- Directed by: Shreekara Bhat
- Presented by: Rishab Shetty Films
- Starring: Chetan Kumar Dharmappa Ashwitha R Hegde Shreyas Jayasheela
- Country of origin: India
- Original language: Kannada

Original release
- Release: 30 May 2024

= Colors (TV series) =

2024 Indian Kannada language TV series

Colors in a 2024 Indian Kannada language mini-series directed by Shreekara Bhat. The series stars Chetan Kumar Dharmappa, Ashwitha R Hegde, and Shreyas Jayasheela in the lead role.

==Cast==
- Chetan Kumar Dharmappa
- Ashwitha R Hegde
- Shreyas Jayasheela

== Reception ==
Pranati A S of the Deccan Herald said that "While the film takes time to find its rhythm, its earnest performances and vibrant portrayal of Bengaluru carry it through.

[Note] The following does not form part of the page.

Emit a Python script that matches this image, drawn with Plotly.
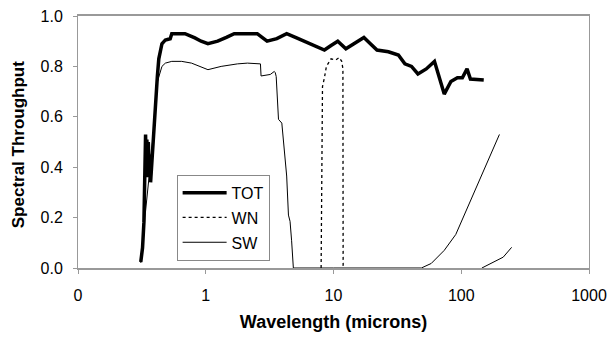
import plotly.graph_objects as go

# TOT series (wavelength in microns, throughput)
tot_wl = [0.31, 0.32, 0.328, 0.334, 0.338, 0.342, 0.346, 0.350, 0.355, 0.360, 0.365, 0.370,
          0.380, 0.395, 0.404, 0.418, 0.429, 0.454, 0.483, 0.527, 0.542, 0.60, 0.688, 0.822,
          0.92, 1.04, 1.24, 1.45, 1.67, 2.0, 2.53, 2.76, 3.02, 3.60, 4.30, 5.14, 6.14, 7.33,
          8.49, 9.57, 10.8, 12.5, 14.5, 17.3, 18.9, 21.9, 26.9, 32.2, 36.2, 40.8, 45.8, 53.2,
          61.7, 67.4, 73.6, 83.0, 93.3, 102, 111, 118, 130, 150]
tot_val = [0.024, 0.08, 0.18, 0.42, 0.53, 0.38, 0.51, 0.36, 0.50, 0.40, 0.45, 0.34,
           0.44, 0.58, 0.65, 0.76, 0.83, 0.89, 0.905, 0.91, 0.93, 0.93, 0.93, 0.913,
           0.90, 0.89, 0.90, 0.915, 0.93, 0.93, 0.93, 0.915, 0.90, 0.91, 0.93, 0.913, 0.896, 0.88,
           0.865, 0.883, 0.90, 0.87, 0.89, 0.915, 0.896, 0.865, 0.858, 0.845, 0.81, 0.80, 0.77, 0.79,
           0.82, 0.75, 0.69, 0.74, 0.755, 0.755, 0.79, 0.75, 0.748, 0.746]

# WN series
wn_wl = [8.0, 8.05, 8.2, 8.49, 8.8, 9.57, 10.45, 11.1, 11.6, 11.85, 11.9]
wn_val = [0.0, 0.40, 0.72, 0.755, 0.80, 0.83, 0.826, 0.835, 0.82, 0.79, 0.0]

# SW series (two segments separated by a gap)
sw_wl = [0.31, 0.32, 0.334, 0.36, 0.38, 0.40, 0.416, 0.454, 0.483, 0.542, 0.648, 0.774,
         1.04, 1.32, 1.77, 2.12, 2.68, 2.71, 3.20, 3.44, 3.50, 3.56, 3.71, 3.94, 4.06,
         4.30, 4.44, 4.57, 4.70, 4.85, 10, 20, 30, 40, 48.7, 58.2, 73.6, 90.6, 111, 125,
         141, 159, 179, 199,
         None,
         145, 179, 213, 248]
sw_val = [0.02, 0.07, 0.20, 0.38, 0.48, 0.60, 0.735, 0.80, 0.813, 0.82, 0.82, 0.813,
          0.787, 0.80, 0.81, 0.813, 0.81, 0.762, 0.768, 0.78, 0.775, 0.76, 0.59, 0.575, 0.49,
          0.365, 0.21, 0.185, 0.108, 0.0, 0.0, 0.0, 0.0, 0.0, 0.0, 0.018, 0.07, 0.133, 0.236, 0.293,
          0.358, 0.415, 0.48, 0.53,
          None,
          0.0, 0.024, 0.043, 0.082]

x_tickvals = [0.1, 1, 10, 100, 1000]
x_ticktext = ["0", "1", "10", "100", "1000"]
y_tickvals = [0.0, 0.2, 0.4, 0.6, 0.8, 1.0]
y_ticktext = ["0.0", "0.2", "0.4", "0.6", "0.8", "1.0"]
y_title = "Spectral Throughput"
x_title = "Wavelength (microns)"

FONT = "Liberation Sans, Arial, sans-serif"

fig = go.Figure()
fig.add_trace(go.Scatter(x=tot_wl, y=tot_val, mode="lines", name="TOT",
                         line=dict(color="black", width=3.5), legendgroup="a"))
fig.add_trace(go.Scatter(x=wn_wl, y=wn_val, mode="lines", name="WN",
                         line=dict(color="black", width=1.3, dash="dot"), legendgroup="b"))
fig.add_trace(go.Scatter(x=sw_wl, y=sw_val, mode="lines", name="SW", connectgaps=False,
                         line=dict(color="black", width=1), legendgroup="c"))

fig.update_layout(
    width=615, height=341,
    margin=dict(l=78, r=19, t=8, b=73),
    paper_bgcolor="white", plot_bgcolor="white",
    font=dict(family=FONT, color="black", size=16),
    showlegend=True,
    legend=dict(x=0.193, y=0.37, xanchor="left", yanchor="top",
                bgcolor="white", bordercolor="#888888", borderwidth=1,
                font=dict(family=FONT, size=16, color="black"),
                traceorder="grouped", tracegroupgap=1, itemwidth=44),
    xaxis=dict(type="log", range=[-1, 3], tickvals=x_tickvals, ticktext=x_ticktext,
               showgrid=False, zeroline=False,
               showline=True, linecolor="#999999", linewidth=1.5, mirror=True,
               ticks="outside", ticklen=4, tickcolor="#999999", ticklabelstandoff=8,
               tickfont=dict(family=FONT, size=16),
               title=dict(text="<b>" + x_title + "</b>", font=dict(family=FONT, size=18),
                          standoff=12)),
    yaxis=dict(range=[0, 1], tickvals=y_tickvals, ticktext=y_ticktext,
               showgrid=False, zeroline=False,
               showline=True, linecolor="#999999", linewidth=1, mirror=True,
               ticks="outside", ticklen=4, tickcolor="#999999", ticklabelstandoff=7,
               tickfont=dict(family=FONT, size=16)),
    annotations=[dict(text="<b>" + y_title + "</b>", xref="paper", yref="paper",
                      x=-0.116, y=0.49, xanchor="center", yanchor="middle",
                      textangle=-90, showarrow=False,
                      font=dict(family=FONT, size=17, color="black"))],
)

fig.write_html("out.html")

It stands as a refreshing romance that offers a pleasant viewing experience." Sridevi S of The Times of India said that "If you have an hour to spare, give Colours a try. The mini series is now streaming on YouTube." Pratibha Joy of OTTPlay said that "Colors is a delightful mini-series that captures middle-class romance with simplicity and charm. It makes for a pleasant, heartwarming watch that is well worth your time."